M. Night Shyamalan’s latest hits 4K Ultra HD and Blu-ray
My favorite thing about Old is its emotional core. There’s a brief moment between two people, an offer of forgiveness that just devastates me when I think about it. In another moment, two characters robbed of a lifetime take a moment to build a sandcastle and do nothing but enjoy each other’s company. Those are the parts that stand out most to me, but there are tons of similar moments throughout M. Night Shyamalan’s latest that strike the right emotional notes. Combined with the usual weirdness and indelible moments that he conjures up, Old is one of his stronger efforts. The premise is tantalizing; tourists looking for a getaway end up at a beautiful beach that causes them to age rapidly. It’s like the old riddle about “what has four legs in the morning, two in the afternoon, and three at night” come to life. Old is creepy, fun, and beguiling.

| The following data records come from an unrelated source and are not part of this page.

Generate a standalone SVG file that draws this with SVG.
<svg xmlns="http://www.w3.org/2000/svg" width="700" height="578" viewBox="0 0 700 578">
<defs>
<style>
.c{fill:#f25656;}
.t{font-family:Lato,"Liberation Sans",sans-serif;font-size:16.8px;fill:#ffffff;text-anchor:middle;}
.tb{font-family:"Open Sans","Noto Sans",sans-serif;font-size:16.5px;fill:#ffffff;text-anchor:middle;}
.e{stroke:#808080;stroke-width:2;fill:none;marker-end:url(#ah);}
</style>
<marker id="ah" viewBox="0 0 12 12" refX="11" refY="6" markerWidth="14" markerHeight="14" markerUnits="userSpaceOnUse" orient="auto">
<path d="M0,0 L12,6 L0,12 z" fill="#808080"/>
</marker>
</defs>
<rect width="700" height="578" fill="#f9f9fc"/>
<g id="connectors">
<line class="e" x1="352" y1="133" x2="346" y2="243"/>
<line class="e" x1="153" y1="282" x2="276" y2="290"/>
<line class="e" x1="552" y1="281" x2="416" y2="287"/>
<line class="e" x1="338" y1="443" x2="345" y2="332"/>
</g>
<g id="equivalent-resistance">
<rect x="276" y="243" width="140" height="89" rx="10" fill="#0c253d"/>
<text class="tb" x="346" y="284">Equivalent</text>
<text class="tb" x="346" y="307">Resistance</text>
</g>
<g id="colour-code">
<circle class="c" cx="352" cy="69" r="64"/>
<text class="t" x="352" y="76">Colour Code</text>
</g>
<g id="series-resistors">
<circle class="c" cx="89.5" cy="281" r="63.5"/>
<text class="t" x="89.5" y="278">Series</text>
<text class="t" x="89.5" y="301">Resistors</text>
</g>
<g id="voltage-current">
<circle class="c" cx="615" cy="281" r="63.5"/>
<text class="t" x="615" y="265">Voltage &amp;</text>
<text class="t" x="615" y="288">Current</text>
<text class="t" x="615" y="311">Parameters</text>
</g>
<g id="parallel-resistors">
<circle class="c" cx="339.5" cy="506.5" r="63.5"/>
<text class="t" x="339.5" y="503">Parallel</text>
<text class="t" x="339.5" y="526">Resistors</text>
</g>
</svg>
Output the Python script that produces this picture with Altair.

Once Shyamalan drops his characters off at their final destination (literally, as the director cameos as the driver for the unlucky guests), the gimmick of the movie takes over and sets everything on edge. The characters quickly establish themselves as a diverse group, in age, ethnicity, professions, and, most importantly, health. As the effects of the beach pile up, it becomes clear how everyone’s story is likely to end, but Shyamalan’s script (which is based on the graphic novel Sandcastle by Pierre Oscar Levy and Frederik Peeters) finds an array of nerve-jangling paths to get there.
In a film designed to unsettle from stem to stern, one of the more compelling choices is the casting of Trent and Maddox. The characters start the film as young kids and are played by multiple different actors each. Nolan River, Luca Faustino Rodriguez, Alex Wolff, and Emun Elliott portray Trent from 6 years old through middle age. Alexa Swinton, Thomasin McKenzie, and Embeth Davidtz take Maddox from 11 through middle age. The precociousness of the kid versions of the characters is jarring at first. As the characters age, that precociousness fades into a sweet innocence that the older actors lean into. McKenzie and Wolff, both obviously older than the teenagers they’re playing, render teenage awkwardness so perfectly it’ll give viewers the chills. It’s a tactic that is almost widely mocked, but Shyamalan and the actors make the casting work. By the time Elliott and Davidtz get a hold of the characters, they have to combine being young at heart while also having the weight of the world on their shoulders.
The thing that gets me most is just how well the sense of time passing is conveyed; on a parental level, child level, and human level. It’s one of life’s most humbling realizations and when you add it on top of the movie’s visceral thrills, it makes for a potent package, warts and all.
Love him or hate him, Shyamalan knows how to deliver a memorable time at the movies (or at home). I don’t have much patience for the stale debates that make the rounds every time he has a new movie, suffice to say I’m a fan. At the very least, I’ll give each new movie a shot. I don’t care about the misses. I’m in it for the hits. Old is a hit for me. Messy and successful in typical Shyamalan ways, but always chasing something compelling.
Among the extras on the 4K Ultra HD and Blu-ray copies provided for review include 8 minutes worth of deleted scenes. The elisions are all cosmetic, emphasizing points the movie proper makes quite clear. “Shyamalan Family Business” is a fun bit of fluff highlighting the next generation of creatives. Ishana Shyamalan was the second unit director and Saleka Shyamalan wrote a key song for the film. With family being a major theme of M. Night’s work, it’s endearing to see them working together and hear how much it means to them as individuals and a family. The other features, “All the Beach is a Stage,” “Nightmares in Paradise,” and “A Family In the Moment” delve into the pros and cons of shooting on location in the Dominican Republic.